**TASK BRIEF:**
In the entries, find all lines that hold the word "this" and copy them.

**ENTRIES SUPPLIED:**

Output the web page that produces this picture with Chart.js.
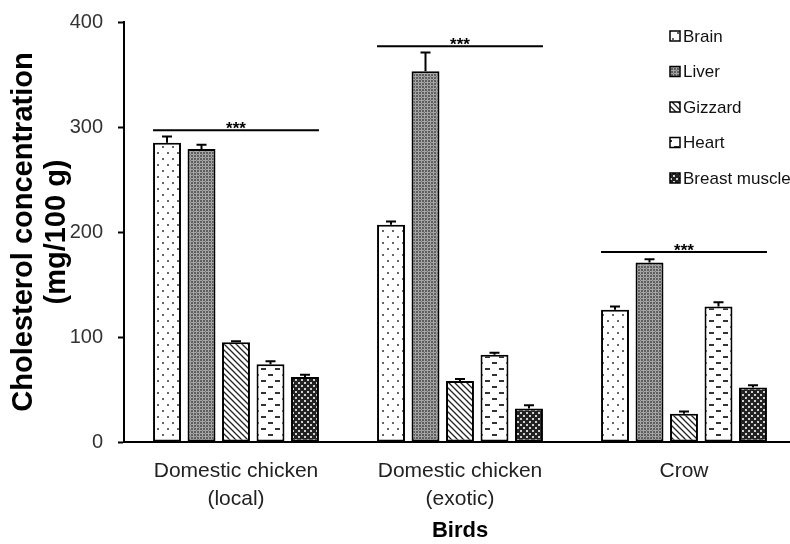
<!DOCTYPE html>
<html>
<head>
<meta charset="utf-8">
<script src="https://cdn.jsdelivr.net/npm/chart.js@4"></script>
<style>
  html, body { margin: 0; padding: 0; background: #fff; overflow: hidden; }
  /* plot runs a few px past the right edge, as in the figure */
  #wrap { width: 796px; height: 544px; }
</style>
</head>
<body>
<div id="wrap"><canvas id="chol"></canvas></div>
<script>
/* data */
const birds = [['Domestic chicken', '(local)'], ['Domestic chicken', '(exotic)'], 'Crow'];
const organs = ['Brain', 'Liver', 'Gizzard', 'Heart', 'Breast muscle'];

const brain = [285, 207, 126];
const liver = [279, 353, 171];
const gizzard = [95, 58, 27];
const heart = [74, 83, 129];
const breastMuscle = [62, 32, 52];

const brainErr = [6, 3, 3];
const liverErr = [4, 18, 3];
const gizzardErr = [1, 2, 2];
const heartErr = [3, 2, 4];
const breastMuscleErr = [2, 3, 2];

const sigLevels = [297, 377, 181];
const sigLabel = '***';
const yTicks = [0, 100, 200, 300, 400];

const FONT = '"Liberation Sans", Arial, sans-serif';

// little tiles for the black & white fills
function makeTile(w, h, paint) {
    const c = document.createElement('canvas');
    c.width = w;
    c.height = h;
    const g = c.getContext('2d');
    paint(g);
    return document.createElement('canvas').getContext('2d').createPattern(c, 'repeat');
}

const patterns = [
    // brain: white, sparse grey dots
    makeTile(10, 12, g => {
        g.fillStyle = '#fff'; g.fillRect(0, 0, 10, 12);
        g.fillStyle = '#666';
        g.fillRect(2, 2, 2, 2);
        g.fillRect(7, 8, 2, 2);
    }),
    // liver: grey plaid
    makeTile(6, 6, g => {
        g.fillStyle = '#5e5e5e'; g.fillRect(0, 0, 6, 6);
        g.fillStyle = '#a6a6a6';
        g.fillRect(0, 1, 6, 1);
        g.fillRect(0, 4, 6, 1);
        g.fillRect(1, 0, 1, 6);
        g.fillRect(4, 0, 1, 6);
        g.fillStyle = '#7c7c7c';
        g.fillRect(1, 1, 1, 1);
        g.fillRect(4, 4, 1, 1);
    }),
    // gizzard: diagonal hatching
    makeTile(6, 6, g => {
        g.fillStyle = '#fff'; g.fillRect(0, 0, 6, 6);
        g.strokeStyle = '#222';
        g.lineWidth = 1.3;
        g.beginPath();
        g.moveTo(-1, -1); g.lineTo(7, 7);
        g.moveTo(-4, 2); g.lineTo(4, 10);
        g.moveTo(2, -4); g.lineTo(10, 4);
        g.stroke();
    }),
    // heart: white with short dashes
    makeTile(14, 12, g => {
        g.fillStyle = '#fff'; g.fillRect(0, 0, 14, 12);
        g.fillStyle = '#333';
        g.fillRect(2, 2, 5, 2);
        g.fillRect(9, 8, 5, 2);
    }),
    // breast muscle: dark with light dots
    makeTile(6, 6, g => {
        g.fillStyle = '#222'; g.fillRect(0, 0, 6, 6);
        g.fillStyle = '#d0d0d0';
        g.fillRect(1, 1, 2, 2);
        g.fillRect(4, 4, 2, 2);
    })
];

const values = [brain, liver, gizzard, heart, breastMuscle];
const errors = [brainErr, liverErr, gizzardErr, heartErr, breastMuscleErr];

// positive error bars only
const errorBars = {
    id: 'errorBars',
    afterDatasetsDraw(chart) {
        const {ctx, scales: {y}} = chart;
        ctx.save();
        ctx.strokeStyle = '#000';
        ctx.lineWidth = 2;
        chart.data.datasets.forEach((ds, di) => {
            const meta = chart.getDatasetMeta(di);
            meta.data.forEach((bar, i) => {
                const top = y.getPixelForValue(ds.data[i] + errors[di][i]);
                ctx.beginPath();
                ctx.moveTo(bar.x, bar.y);
                ctx.lineTo(bar.x, top);
                ctx.moveTo(bar.x - 5, top);
                ctx.lineTo(bar.x + 5, top);
                ctx.stroke();
            });
        });
        ctx.restore();
    }
};

// significance lines over each group + legend inside the plot
const extras = {
    id: 'extras',
    afterDraw(chart) {
        const {ctx, scales: {y}} = chart;
        const first = chart.getDatasetMeta(0).data;
        const last = chart.getDatasetMeta(organs.length - 1).data;
        ctx.save();
        ctx.strokeStyle = '#000';
        ctx.lineWidth = 2;
        ctx.fillStyle = '#000';
        ctx.font = 'bold 17px ' + FONT;
        ctx.textAlign = 'center';
        ctx.textBaseline = 'alphabetic';
        sigLevels.forEach((lvl, i) => {
            const x0 = first[i].x - first[i].width / 2;
            const x1 = last[i].x + last[i].width / 2;
            const py = y.getPixelForValue(lvl);
            ctx.beginPath();
            ctx.moveTo(x0, py);
            ctx.lineTo(x1, py);
            ctx.stroke();
            ctx.fillText(sigLabel, (x0 + x1) / 2, py + 4);
        });

        // legend
        ctx.font = '17px ' + FONT;
        ctx.textAlign = 'left';
        ctx.textBaseline = 'middle';
        ctx.lineWidth = 1.5;
        organs.forEach((name, i) => {
            const cy = 36 + i * 35.5;
            ctx.fillStyle = patterns[i];
            ctx.fillRect(670, cy - 5, 10, 10);
            ctx.strokeRect(670, cy - 5, 10, 10);
            ctx.fillStyle = '#111';
            ctx.fillText(name, 683, cy + 1);
        });
        ctx.restore();
    }
};

const ctx = document.getElementById('chol').getContext('2d');

new Chart(ctx, {
    type: 'bar',
    data: {
        labels: birds,
        datasets: organs.map((name, i) => ({
            label: name,
            data: values[i],
            backgroundColor: patterns[i],
            borderColor: '#000',
            borderWidth: 2,
            borderSkipped: false,
            categoryPercentage: 0.77,
            barPercentage: 0.81
        }))
    },
    options: {
        responsive: true,
        maintainAspectRatio: false,
        animation: false,
        layout: { padding: { top: 22, right: 0, bottom: 0, left: 0 } },
        plugins: {
            legend: { display: false },
            tooltip: { enabled: false }
        },
        scales: {
            x: {
                grid: { display: false },
                border: { display: true, color: '#000', width: 2 },
                ticks: {
                    color: '#222',
                    padding: 8,
                    font: { family: FONT, size: 21, lineHeight: 1.3 }
                },
                title: {
                    display: true,
                    text: 'Birds',
                    color: '#000',
                    padding: { top: 0, bottom: 0 },
                    font: { family: FONT, size: 22, weight: 'bold' }
                },
                afterFit: s => { s.height = 102; }
            },
            y: {
                min: 0,
                max: 400,
                afterBuildTicks: s => { s.ticks = yTicks.map(v => ({ value: v })); },
                grid: {
                    drawOnChartArea: false,
                    drawTicks: true,
                    tickLength: 6,
                    tickWidth: 2,
                    color: '#000'
                },
                border: { display: true, color: '#000', width: 2 },
                ticks: {
                    color: '#333',
                    padding: 15,
                    font: { family: FONT, size: 20 }
                },
                title: {
                    display: true,
                    text: ['Cholesterol concentration', '(mg/100 g)'],
                    color: '#000',
                    padding: { top: 7, bottom: 0 },
                    font: { family: FONT, size: 29, weight: 'bold', lineHeight: 1.15 }
                },
                afterFit: s => { s.width = 124; s.paddingTop = 0; s.paddingBottom = 0; }
            }
        }
    },
    plugins: [errorBars, extras]
});
</script>
</body>
</html>
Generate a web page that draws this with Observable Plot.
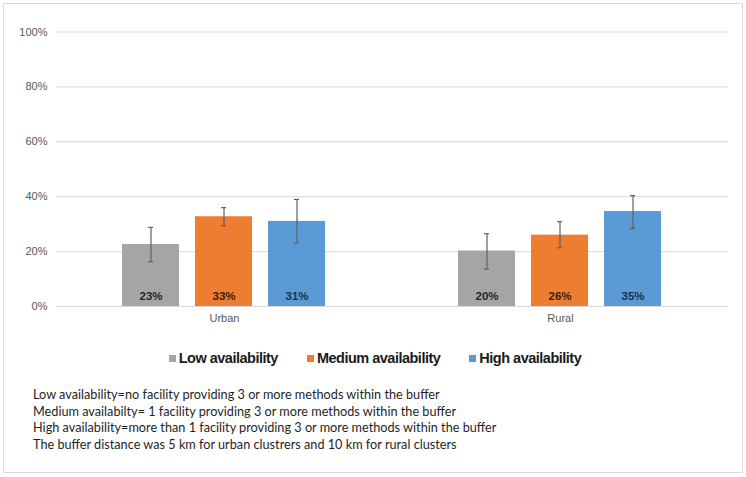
<!DOCTYPE html>
<html>
<head>
<meta charset="utf-8">
<script src="https://cdn.jsdelivr.net/npm/d3@7"></script>
<script src="https://cdn.jsdelivr.net/npm/@observablehq/plot@0.6"></script>
<style>
  html, body { margin: 0; padding: 0; background: #fff; }
  body { width: 746px; height: 477px; position: relative; overflow: hidden; }
  #frame { position: absolute; left: 3px; top: 3px; width: 738px; height: 468px; border: 1px solid #d9d9d9; }
  #chart { position: absolute; left: 0; top: 0; }
  #legend { position: absolute; left: 0; top: 349px; width: 746px; height: 18px; display: flex; justify-content: center; align-items: center;
            font-family: "Liberation Sans", Arial, sans-serif; font-weight: bold; font-size: 14.5px; letter-spacing: -0.5px; color: #1a1a1a; gap: 29px; padding-left: 4px; box-sizing: border-box; }
  .item { display: flex; align-items: center; }
  .sw { width: 7px; height: 7px; margin-right: 3px; }
  #caption { position: absolute; left: 33px; top: 386px; font-family: Lato, "Liberation Sans", sans-serif; font-size: 12.7px; line-height: 16.5px; color: #1f1f1f; }
</style>
</head>
<body>
<div id="frame"></div>
<div id="chart"></div>
<div id="legend"></div>
<div id="caption"></div>
<script>
const areas = ["Urban", "Rural"];
const levels = ["Low availability", "Medium availability", "High availability"];
const urbanValues = [22.6, 32.7, 31.0];
const ruralValues = [20.2, 26.0, 34.6];
const urbanLower = [16.3, 29.4, 23.1];
const urbanUpper = [28.8, 36.0, 39.0];
const ruralLower = [13.6, 21.4, 28.4];
const ruralUpper = [26.5, 30.9, 40.4];
const yTicks = [0, 20, 40, 60, 80, 100];
const barColors = ["#a5a5a5", "#ed7d31", "#5b9bd5"];
const labelColors = ["#262626", "#3a1e0c", "#1c2f4d"];
const captionLines = [
  "Low availability=no facility providing 3 or more methods within the buffer",
  "Medium availabilty= 1 facility providing 3 or  more methods within the buffer",
  "High availability=more than 1 facility providing 3 or more methods within the buffer",
  "The buffer distance was 5 km for urban clustrers and 10 km for rural clusters"
];

const values = {Urban: urbanValues, Rural: ruralValues};
const lowers = {Urban: urbanLower, Rural: ruralLower};
const uppers = {Urban: urbanUpper, Rural: ruralUpper};
const data = areas.flatMap(a => levels.map((l, j) => ({
  area: a, level: l, value: values[a][j], lo: lowers[a][j], hi: uppers[a][j]
})));

const plot = Plot.plot({
  width: 746,
  height: 330,
  marginLeft: 55,
  marginRight: 18,
  marginTop: 31.5,
  marginBottom: 24,
  style: {fontFamily: "Arial, Liberation Sans, sans-serif", fontSize: "11px", color: "#595959", background: "transparent"},
  fx: {domain: areas, padding: 0, label: null, axis: "bottom", tickSize: 0, tickPadding: 8},
  x: {domain: levels, paddingInner: 0.216, paddingOuter: 0.88, axis: null},
  y: {domain: [0, 100], axis: null},
  color: {domain: levels, range: barColors},
  marks: [
    Plot.gridY(yTicks, {stroke: "#d9d9d9", strokeOpacity: 1, strokeWidth: 1}),
    Plot.axisY(yTicks, {tickFormat: d => d + "%", tickSize: 0, tickPadding: 9, label: null, fill: "#595959"}),
    Plot.barY(data, {fx: "area", x: "level", y: "value", fill: "level"}),
    Plot.ruleX(data, {fx: "area", x: "level", y1: "lo", y2: "hi", stroke: "#606060", strokeWidth: 1.2}),
    Plot.tickY(data, {fx: "area", x: "level", y: "lo", stroke: "#606060", strokeWidth: 1.2, insetLeft: 26, insetRight: 26}),
    Plot.tickY(data, {fx: "area", x: "level", y: "hi", stroke: "#606060", strokeWidth: 1.2, insetLeft: 26, insetRight: 26}),
    ...levels.map((l, j) => Plot.text(data.filter(d => d.level === l), {
      fx: "area", x: "level", y: 0, dy: -10,
      text: d => Math.round(d.value) + "%",
      fill: labelColors[j], fontWeight: "bold", fontSize: 11.5
    }))
  ]
});
document.getElementById("chart").appendChild(plot);

const legend = document.getElementById("legend");
levels.forEach((l, j) => {
  const item = document.createElement("div");
  item.className = "item";
  const sw = document.createElement("span");
  sw.className = "sw";
  sw.style.background = barColors[j];
  const t = document.createElement("span");
  t.textContent = l;
  item.appendChild(sw);
  item.appendChild(t);
  legend.appendChild(item);
});

const cap = document.getElementById("caption");
captionLines.forEach(s => {
  const d = document.createElement("div");
  d.textContent = s;
  cap.appendChild(d);
});
</script>
</body>
</html>
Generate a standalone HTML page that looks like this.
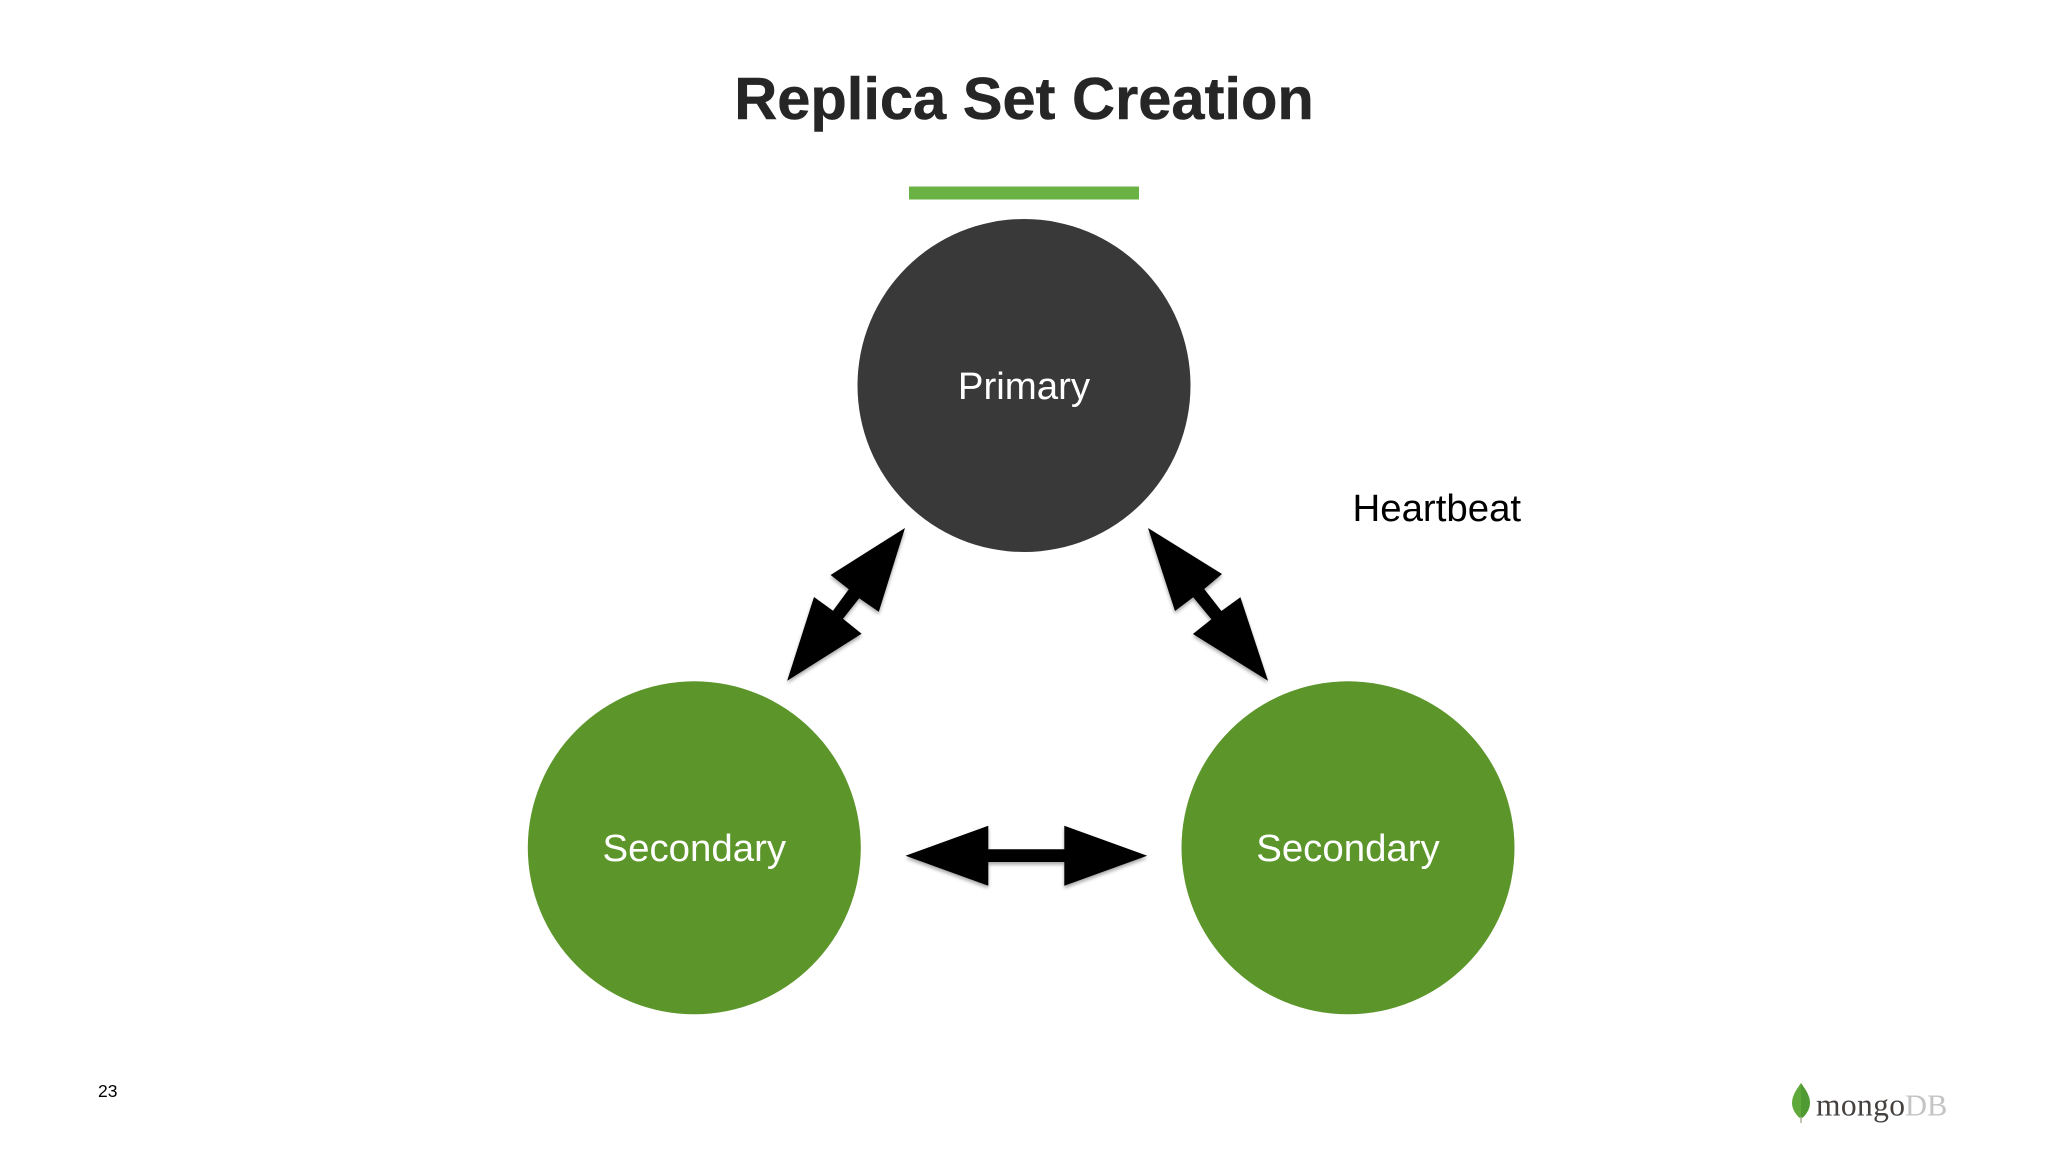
<!DOCTYPE html>
<html>
<head>
<meta charset="utf-8">
<title>Replica Set Creation</title>
<style>
html,body{margin:0;padding:0;background:#fff;width:2048px;height:1152px;overflow:hidden}
svg{display:block}
text{font-family:"Liberation Sans",sans-serif}
</style>
</head>
<body>
<svg width="2048" height="1152" viewBox="0 0 2048 1152" xmlns="http://www.w3.org/2000/svg">
<defs>
<filter id="sh" x="-15%" y="-15%" width="130%" height="130%">
<feDropShadow dx="0" dy="2.5" stdDeviation="1.8" flood-color="#000" flood-opacity="0.35"/>
</filter>
</defs>
<rect width="2048" height="1152" fill="#ffffff"/>
<text x="1024" y="119" text-anchor="middle" font-size="59.6" font-weight="700" fill="#262626" stroke="#262626" stroke-width="0.5">Replica Set Creation</text>
<rect x="909" y="186.5" width="230" height="13" fill="#6bb244"/>

<circle cx="1024" cy="385.5" r="166.5" fill="#393939"/>
<circle cx="694.3" cy="847.8" r="166.5" fill="#5c962b"/>
<circle cx="1348" cy="847.8" r="166.5" fill="#5c962b"/>

<text x="1024" y="399" text-anchor="middle" font-size="38.4" fill="#ffffff">Primary</text>
<text x="694.3" y="861" text-anchor="middle" font-size="38.4" fill="#ffffff">Secondary</text>
<text x="1348" y="861" text-anchor="middle" font-size="38.4" fill="#ffffff">Secondary</text>
<text x="1352.5" y="521" font-size="38.4" fill="#000000">Heartbeat</text>

<polygon filter="url(#sh)" fill="#000" points="905,528 878.8,611.7 859.2,598.3 843,618.7 861.6,633.7 787.2,680.7 814,597 833,610.7 848.8,589.3 830.6,575"/>
<polygon filter="url(#sh)" fill="#000" points="1148,528 1222,574 1204.2,589 1221.4,611 1240.4,597.3 1268,680.7 1192.9,634 1211.4,619.3 1193.2,597.3 1175,611"/>
<polygon filter="url(#sh)" fill="#000" points="905.5,855.7 988.3,825.7 988.3,849.3 1064.3,849.3 1064.3,825.7 1147.2,855.7 1064.3,885.7 1064.3,862 988.3,862 988.3,885.7"/>

<text x="98" y="1097" font-size="17.5" fill="#000000">23</text>

<path d="M1801,1083 C1796,1090 1792,1096 1792,1103 C1792,1110 1797,1116 1801,1119 Z" fill="#5fa83a"/>
<path d="M1801,1083 C1806,1090 1810,1096 1810,1103 C1810,1110 1805,1116 1801,1119 Z" fill="#4f9a33"/>
<rect x="1800.2" y="1117" width="1.6" height="6" fill="#b5b5a5"/>
<text x="1816" y="1115.7" font-size="31.5" textLength="89" lengthAdjust="spacing" style='font-family:"Liberation Serif",serif' fill="#45413f">mongo</text>
<text x="1905" y="1115.7" font-size="30.5" style='font-family:"Liberation Serif",serif' fill="#c4c4c4">DB</text>
</svg>
</body>
</html>
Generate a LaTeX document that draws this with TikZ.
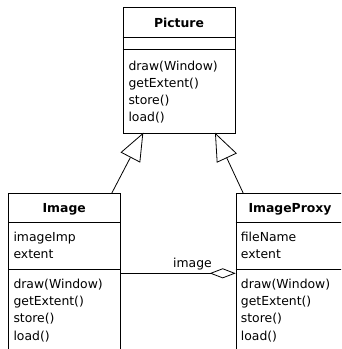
\documentclass[tikz,border=0pt]{standalone}
\usepackage{fontspec}
\setmainfont{DejaVu Sans}
\usetikzlibrary{arrows.meta}
\tikzset{
  classbox/.style={draw, line width=1pt, fill=white, anchor=north west, inner sep=0pt},
  txt/.style={anchor=base west, inner sep=0pt, font=\fontsize{12.4}{15}\selectfont},
  ttl/.style={anchor=base, inner sep=0pt, font=\fontsize{12.4}{15}\selectfont\bfseries},
  sep/.style={line width=1pt},
  gen/.style={line width=0.8pt, -{Triangle[open, length=28pt, width=22pt, line width=0.8pt, fill=white]}},
  agg/.style={line width=0.8pt, -{Diamond[open, length=26pt, width=10pt, line width=0.8pt, fill=white]}},
}
\begin{document}
\begin{tikzpicture}[x=1pt,y=-1pt]
\clip (0,0) rectangle (341,349);
\fill[white] (0,0) rectangle (341,349);
% Picture class
\node[classbox, minimum width=112.6pt, minimum height=125.4pt] (pic) at (122.7,7.3) {};
\draw[sep] (122.7,37.7) -- (235.3,37.7);
\draw[sep] (122.7,49.3) -- (235.3,49.3);
\node[ttl] (pictitle) at (179,27.7) {Picture};
\foreach \t [count=\i from 0] in {draw(Window), getExtent(), store(), load()}
  \node[txt, name=pm\i] at (128.3,70+17.3*\i) {\t};
% Image class
\node[classbox, minimum width=111.7pt, minimum height=170pt] (img) at (8.3,193.3) {};
\draw[sep] (8.3,222.7) -- (120,222.7);
\draw[sep] (8.3,269.3) -- (120,269.3);
\node[ttl] (imgtitle) at (64.2,212.3) {Image};
\node[txt] (ia0) at (13.3,241) {imageImp};
\node[txt] (ia1) at (13.3,258.3) {extent};
\foreach \t [count=\i from 0] in {draw(Window), getExtent(), store(), load()}
  \node[txt, name=im\i] at (13.3,288.3+17.3*\i) {\t};
% ImageProxy class
\node[classbox, minimum width=111.7pt, minimum height=170pt] (prx) at (235.7,193.3) {};
\draw[sep] (235.7,222.7) -- (350,222.7);
\draw[sep] (235.7,269.3) -- (350,269.3);
\node[ttl] (prxtitle) at (290,212.3) {ImageProxy};
\node[txt] (pa0) at (240.7,241) {fileName};
\node[txt] (pa1) at (240.7,258.3) {extent};
\foreach \t [count=\i from 0] in {draw(Window), getExtent(), store(), load()}
  \node[txt, name=pmx\i] at (240.7,288.3+17.3*\i) {\t};
% connector end points
\coordinate (imgtop) at (111.7,193.3);
\coordinate (pictipL) at (143.3,132.7);
\coordinate (prxtop) at (243.3,193.3);
\coordinate (pictipR) at (215,132.7);
\coordinate (imgright) at (120,273.3);
\coordinate (prxleft) at (235.7,273.3);
\draw[gen] (imgtop) -- (pictipL);
\draw[gen] (prxtop) -- (pictipR);
\draw[agg] (imgright) -- (prxleft);
\node[txt] (agglabel) at (173,267.3) {image};
\end{tikzpicture}
\end{document}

**OUTPUT OF THE TASK:**
Output the web page that produces this picture with Chart.js.
Generate a web page that draws this with Observable Plot.
Generate a standalone HTML page that looks like this.
Generate a LaTeX document that draws this with TikZ.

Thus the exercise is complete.